Lynk's annual report to the General Assembly focused on the effectiveness of four of the influential international actors involved in the Middle East process and the supervision of the Israeli occupation: the United States, the European Union, the World Bank and the Quartet (UN, EU, USA and Russia).
"By not imposing a meaningful cost on Israel for its endless occupation, the policies of these four actors - inadvertently or not - have been contributing to the consolidation of Israeli control over the occupied Palestinian territory," Lynk said.
"The occupation is more embedded than ever. The living conditions of the Palestinians, let alone their political future, have become even more precarious. Israel's defiance has gone almost completely unchecked. The peace process is moribund, if not comatose, and there is no serious talk about reviving it. We are witnessing not a Palestinian state-in-the-making, but the strengthening of a one state reality of unequal rights.

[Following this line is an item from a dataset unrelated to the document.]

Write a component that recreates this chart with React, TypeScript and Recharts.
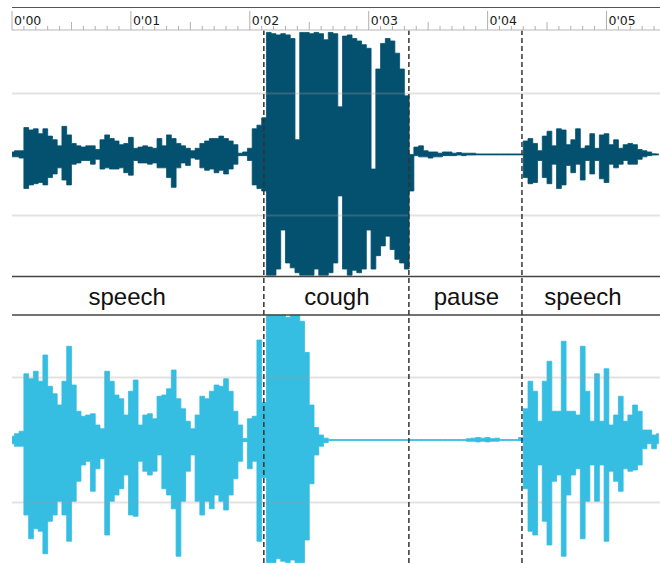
import { ComposedChart, Area, XAxis, YAxis, ReferenceLine } from "recharts";

// one envelope sample every 0.04 s
const sampleStep = 0.04;

// upper recording (dark), min/max per sample
const topHi = [
  0.02, 0.03, 0.03, 0.22, 0.2, 0.21, 0.17, 0.21, 0.15, 0.12,
  0.07, 0.23, 0.16, 0.09, 0.07, 0.06, 0.07, 0.07, 0.04, 0.12,
  0.16, 0.13, 0.11, 0.08, 0.09, 0.14, 0.05, 0.06, 0.07, 0.06,
  0.05, 0.13, 0.07, 0.16, 0.13, 0.09, 0.07, 0.05, 0.03, 0.05,
  0.09, 0.11, 0.13, 0.13, 0.15, 0.13, 0.11, 0.08, 0.01, 0.02,
  0.05, 0.21, 0.24, 0.3, 1.0, 0.99, 0.98, 0.99, 0.98, 0.95,
  0.12, 1.0, 1.0, 0.99, 1.0, 0.99, 0.94, 1.0, 0.99, 0.39,
  0.97, 0.98, 0.95, 0.93, 0.9, 0.87, -0.12, 0.7, 0.91, 0.95,
  0.93, 0.83, 0.7, 0.48, 0.0, 0.06, 0.07, 0.03, 0.02, 0.02,
  0.01, 0.02, 0.02, 0.01, 0.015, 0.01, 0.01, 0.01, 0.004, 0.004,
  0.004, 0.004, 0.004, 0.004, 0.004, 0.004, 0.004, 0.004, 0.11, 0.13,
  0.09, 0.03, 0.15, 0.19, 0.07, 0.21, 0.2, 0.08, 0.12, 0.21,
  0.05, 0.07, 0.17, 0.05, 0.16, 0.17, 0.08, 0.12, 0.05, 0.08,
  0.09, 0.08, 0.04, 0.03, 0.02, 0.005, 0.004,
];
const topLo = [
  -0.02, -0.02, -0.03, -0.28, -0.25, -0.24, -0.23, -0.25, -0.19, -0.16,
  -0.11, -0.21, -0.25, -0.08, -0.07, -0.05, -0.05, -0.08, -0.04, -0.12,
  -0.11, -0.12, -0.12, -0.11, -0.15, -0.17, -0.05, -0.07, -0.07, -0.08,
  -0.07, -0.11, -0.11, -0.19, -0.27, -0.11, -0.07, -0.09, -0.03, -0.04,
  -0.11, -0.13, -0.12, -0.15, -0.13, -0.16, -0.12, -0.08, -0.01, -0.01,
  -0.05, -0.25, -0.28, -0.3, -0.99, -0.99, -0.94, -0.62, -0.89, -0.93,
  -0.97, -0.99, -0.99, -0.99, -0.94, -0.99, -0.99, -0.97, -0.89, -0.34,
  -0.94, -0.99, -0.95, -0.97, -0.94, -0.62, -0.94, -0.83, -0.75, -0.67,
  -0.78, -0.86, -0.89, -0.94, -0.3, -0.01, -0.02, -0.02, -0.03, -0.02,
  -0.02, -0.01, -0.01, -0.01, -0.005, -0.01, -0.005, -0.005, -0.004, -0.004,
  -0.004, -0.004, -0.004, -0.004, -0.004, -0.004, -0.004, -0.004, -0.19, -0.24,
  -0.23, -0.05, -0.19, -0.24, -0.08, -0.28, -0.25, -0.09, -0.15, -0.08,
  -0.21, -0.05, -0.16, -0.05, -0.2, -0.23, -0.08, -0.11, -0.08, -0.05,
  -0.08, -0.08, -0.04, -0.02, -0.01, -0.005, -0.004,
];

// lower recording (light)
const botHi = [
  0.03, 0.05, 0.07, 0.53, 0.49, 0.55, 0.47, 0.68, 0.43, 0.37,
  0.28, 0.47, 0.75, 0.44, 0.23, 0.19, 0.2, 0.21, 0.12, 0.09,
  0.55, 0.47, 0.36, 0.33, 0.2, 0.39, 0.48, 0.12, 0.2, 0.21,
  0.17, 0.35, 0.36, 0.41, 0.56, 0.33, 0.25, 0.15, 0.09, 0.2,
  0.35, 0.33, 0.39, 0.44, 0.43, 0.49, 0.39, 0.23, 0.12, 0.013,
  0.17, 0.19, 0.8, 0.3, 1, 1, 1, 1, 0.98, 1,
  1, 0.95, 0.7, 0.28, 0.1, 0.04, 0.015, 0.004, 0.004, 0.004,
  0.004, 0.004, 0.004, 0.004, 0.004, 0.004, 0.004, 0.004, 0.004, 0.004,
  0.004, 0.004, 0.004, 0.004, 0.004, 0.004, 0.004, 0.004, 0.004, 0.004,
  0.004, 0.004, 0.004, 0.004, 0.004, 0.004, 0.01, 0.015, 0.02, 0.015,
  0.02, 0.01, 0.015, 0.004, 0.004, 0.004, 0.004, 0.02, 0.25, 0.47,
  0.39, 0.15, 0.47, 0.63, 0.23, 0.23, 0.79, 0.23, 0.23, 0.2,
  0.75, 0.39, 0.15, 0.53, 0.15, 0.57, 0.12, 0.2, 0.35, 0.15,
  0.2, 0.28, 0.23, 0.08, 0.08, 0.04, 0.05,
];
const botLo = [
  -0.03, -0.05, -0.05, -0.6, -0.79, -0.71, -0.73, -0.91, -0.65, -0.6,
  -0.49, -0.6, -0.81, -0.49, -0.33, -0.2, -0.17, -0.41, -0.23, -0.15,
  -0.76, -0.49, -0.44, -0.39, -0.28, -0.6, -0.61, -0.17, -0.25, -0.28,
  -0.25, -0.12, -0.39, -0.44, -0.55, -0.93, -0.49, -0.25, -0.12, -0.49,
  -0.6, -0.49, -0.55, -0.44, -0.49, -0.56, -0.44, -0.31, -0.17, -0.013,
  -0.23, -0.17, -0.81, -0.3, -0.98, -0.98, -0.95, -0.97, -0.98, -0.96,
  -0.98, -0.98, -0.8, -0.35, -0.12, -0.05, -0.02, -0.004, -0.004, -0.004,
  -0.004, -0.004, -0.004, -0.004, -0.004, -0.004, -0.004, -0.004, -0.004, -0.004,
  -0.004, -0.004, -0.004, -0.004, -0.004, -0.004, -0.004, -0.004, -0.004, -0.004,
  -0.004, -0.004, -0.004, -0.004, -0.004, -0.004, -0.01, -0.01, -0.015, -0.01,
  -0.015, -0.01, -0.01, -0.004, -0.004, -0.004, -0.004, -0.005, -0.39, -0.73,
  -0.76, -0.2, -0.65, -0.84, -0.33, -0.28, -0.93, -0.44, -0.28, -0.23,
  -0.79, -0.49, -0.2, -0.49, -0.2, -0.81, -0.25, -0.33, -0.41, -0.23,
  -0.25, -0.24, -0.2, -0.07, -0.03, -0.07, -0.03,
];

const secondLabels = ["0'00", "0'01", "0'02", "0'03", "0'04", "0'05"];
const segmentEdges = [2.118, 3.338, 4.289];
const segmentNames = ["speech", "cough", "pause", "speech"];
const segmentCenters = [0.969, 2.732, 3.822, 4.802];
const gridLevels = [0.5, -0.5];

const data = topHi.map((_, i) => ({
  t: +(i * sampleStep).toFixed(2),
  top: [topLo[i], topHi[i]],
  bot: [botLo[i], botHi[i]],
}));

const rulerTicks = Array.from({ length: 55 }, (_, i) => i / 10);

function RulerTick(props: any) {
  const { x, y, payload } = props;
  const tenth = Math.round(payload.value * 10);
  const major = tenth % 10 === 0;
  const half = tenth % 10 === 5;
  const len = major ? 19 : half ? 8 : 4;
  return (
    <g>
      <line x1={x} x2={x} y1={y} y2={y - len} stroke="#b0b0b0" strokeWidth={1} />
      {major && (
        <text x={x + 2} y={y - 5} fontSize={12.5} fill="#1a1a1a" fontFamily="DejaVu Sans">
          {secondLabels[tenth / 10]}
        </text>
      )}
    </g>
  );
}

export default function App() {
  return (
    <div style={{ position: "relative", width: 660, height: 563, background: "#fff" }}>
      <style>{"body{margin:0}"}</style>
      <div
        style={{
          position: "absolute",
          left: 12,
          top: 7,
          width: 648,
          borderTop: "1.5px solid #555",
        }}
      />
      <ComposedChart
        width={660}
        height={563}
        data={data}
        margin={{ top: 8, right: 0, bottom: 0, left: 12 }}
      >
        <XAxis
          dataKey="t"
          type="number"
          orientation="top"
          domain={[0, 5.45]}
          allowDataOverflow
          ticks={rulerTicks}
          interval={0}
          height={22}
          tickSize={0}
          tickMargin={0}
          tickLine={false}
          axisLine={{ stroke: "#cfcfcf", strokeWidth: 1.5 }}
          tick={<RulerTick />}
        />
        <YAxis yAxisId="top" hide domain={[-3.35, 1.02]} allowDataOverflow />
        <YAxis yAxisId="bot" hide domain={[-0.984, 3.28]} allowDataOverflow />

        <Area
          yAxisId="top"
          dataKey="top"
          type="step"
          stroke="#03506f"
          strokeWidth={0.8}
          fill="#03506f"
          fillOpacity={1}
          dot={false}
          activeDot={false}
          isAnimationActive={false}
        />
        <Area
          yAxisId="bot"
          dataKey="bot"
          type="step"
          stroke="#35bde2"
          strokeWidth={0.8}
          fill="#35bde2"
          fillOpacity={1}
          dot={false}
          activeDot={false}
          isAnimationActive={false}
        />

        {gridLevels.map((v) => (
          <ReferenceLine key={"gt" + v} yAxisId="top" y={v} stroke="#a0a0a0" strokeOpacity={0.3} strokeWidth={2} />
        ))}
        {gridLevels.map((v) => (
          <ReferenceLine key={"gb" + v} yAxisId="bot" y={v} stroke="#a0a0a0" strokeOpacity={0.3} strokeWidth={2} />
        ))}
        <ReferenceLine yAxisId="top" y={-1} stroke="#444" strokeWidth={1.5} />
        <ReferenceLine yAxisId="bot" y={1} stroke="#444" strokeWidth={1.5} />

        {segmentEdges.map((t) => (
          <ReferenceLine
            key={"e" + t}
            yAxisId="top"
            x={t}
            stroke="#333"
            strokeWidth={1.5}
            strokeDasharray="5 3"
          />
        ))}
        {segmentCenters.map((t, i) => (
          <ReferenceLine
            key={"l" + i}
            yAxisId="top"
            x={t}
            stroke="none"
            label={{
              value: segmentNames[i],
              position: "center",
              fill: "#111",
              fontSize: 24,
              fontFamily: "Liberation Sans, Arial, sans-serif",
            }}
          />
        ))}
      </ComposedChart>
    </div>
  );
}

"Recent trends on the ground are getting worse, not better," Lynk warned. "The Israeli settlement population is approaching 700,000 settlers. The network of roads and utilities connecting the settlements to Israel and each other is expanding. Settler attacks against Palestinians are sustaining a coercive environment. Gaza remains under a tight blockade, which deepens its impoverishment and distress. And the amount of violence required by Israel to maintain the occupation contains to rise."
Ending the longest occupation in the modern word, enabling Palestinian self-determination and providing peace, security and a prosperous and shared future for both Israelis and Palestinians requires the international community to adopt the following five principles to achieving the international community's goals of peace, security and justice:
- Because of the vast asymmetry in power between Israel and the Palestinians, active international intervention is indispensable;
- The framework for fully ending the occupation must employ a rights-based approach, anchored in international law and human rights;
- The end goal must be the realization of Palestinian self-determination;
- Israel has been a bad-faith occupier; and
- The occupation must end with all deliberate speed.
Lynk called on the international community, and its leading actors, to enforce its own rules and resolutions respecting the Israeli occupation. "We cannot continue to tolerate the intolerable: the imposition of a colonial reality in Palestine in the 21st century," the UN expert said.
"We need a rights-based approach, but we also need imaginative and brave diplomacy that is willing to ask the honest questions as to how this five-decade-old occupation has turned into a de facto annexation, and worse."